** BEGIN Data shown **
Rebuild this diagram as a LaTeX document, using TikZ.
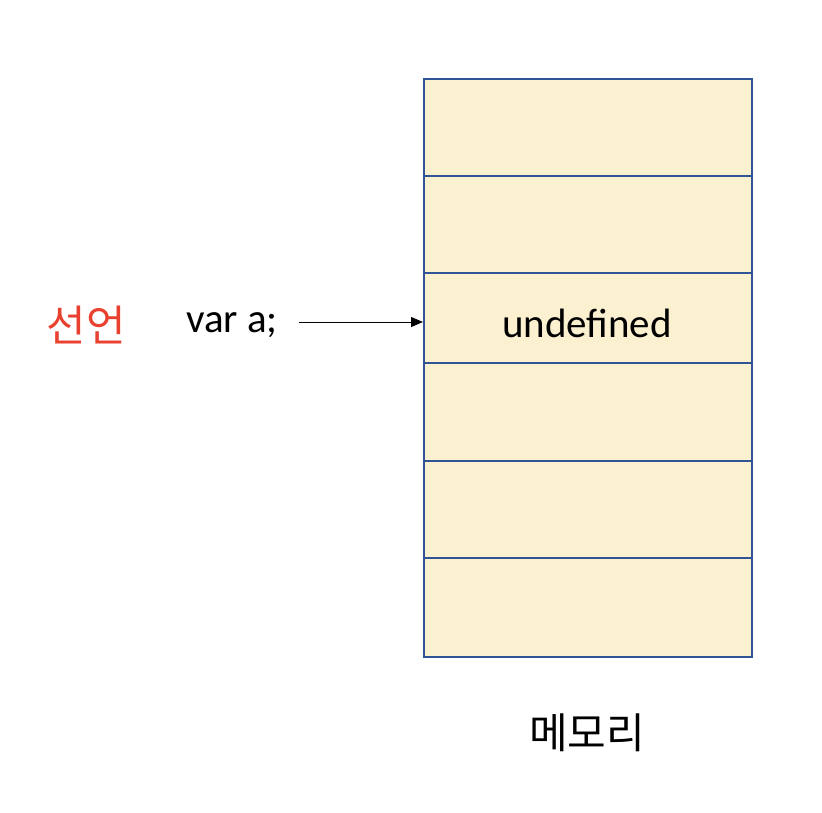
\documentclass[tikz,border=0pt]{standalone}
\usepackage{fontspec}
\setmainfont{Carlito}
\newfontfamily\kr{Noto Sans CJK KR}
\usetikzlibrary{arrows.meta}
\definecolor{cellfill}{HTML}{FBF0D0}
\definecolor{celledge}{HTML}{2F5597}
\definecolor{declred}{HTML}{E8412F}
\begin{document}
\begin{tikzpicture}[x=1pt,y=-1pt,
  cell/.style={draw=celledge,fill=cellfill,line width=1.8pt,inner sep=0pt,anchor=north west},
  lbl/.style={inner sep=0pt,font=\fontsize{41}{48}\selectfont},
  krl/.style={inner sep=0pt,font=\kr\fontsize{42}{48}\selectfont}]
\useasboundingbox (0,0) rectangle (822,812);
\foreach \i/\t/\b in {1/78/175,2/175/272,3/272/362,4/362/460,5/460/557,6/557/656}{
  \node[cell,minimum width=328pt,minimum height={(\b-\t)*1pt}] (c\i) at (423,\t) {};
}
\node[lbl] (undef) at (587,323) {undefined};
\node[lbl] (var) at (232,325) {var a;};
\node[krl,text=declred,font=\kr\fontsize{43}{48}\selectfont] (decl) at (86,325) {선언};
\node[krl] (mem) at (587,733) {메모리};
\coordinate (arrstart) at (299,322);
\draw[line width=1pt,-{Triangle[length=12pt,width=10pt]}] (arrstart) -- (c3.west |- arrstart);
\end{tikzpicture}
\end{document}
** END Data shown **
§ **Job**
Write out the listing above exactly as it stands, pictures excluded.

§ **Answer to this problem**
Rebuild this diagram as a LaTeX document, using TikZ.
\documentclass[tikz,border=0pt]{standalone}
\usepackage{fontspec}
\setmainfont{Carlito}
\newfontfamily\kr{Noto Sans CJK KR}
\usetikzlibrary{arrows.meta}
\definecolor{cellfill}{HTML}{FBF0D0}
\definecolor{celledge}{HTML}{2F5597}
\definecolor{declred}{HTML}{E8412F}
\begin{document}
\begin{tikzpicture}[x=1pt,y=-1pt,
  cell/.style={draw=celledge,fill=cellfill,line width=1.8pt,inner sep=0pt,anchor=north west},
  lbl/.style={inner sep=0pt,font=\fontsize{41}{48}\selectfont},
  krl/.style={inner sep=0pt,font=\kr\fontsize{42}{48}\selectfont}]
\useasboundingbox (0,0) rectangle (822,812);
\foreach \i/\t/\b in {1/78/175,2/175/272,3/272/362,4/362/460,5/460/557,6/557/656}{
  \node[cell,minimum width=328pt,minimum height={(\b-\t)*1pt}] (c\i) at (423,\t) {};
}
\node[lbl] (undef) at (587,323) {undefined};
\node[lbl] (var) at (232,325) {var a;};
\node[krl,text=declred,font=\kr\fontsize{43}{48}\selectfont] (decl) at (86,325) {선언};
\node[krl] (mem) at (587,733) {메모리};
\coordinate (arrstart) at (299,322);
\draw[line width=1pt,-{Triangle[length=12pt,width=10pt]}] (arrstart) -- (c3.west |- arrstart);
\end{tikzpicture}
\end{document}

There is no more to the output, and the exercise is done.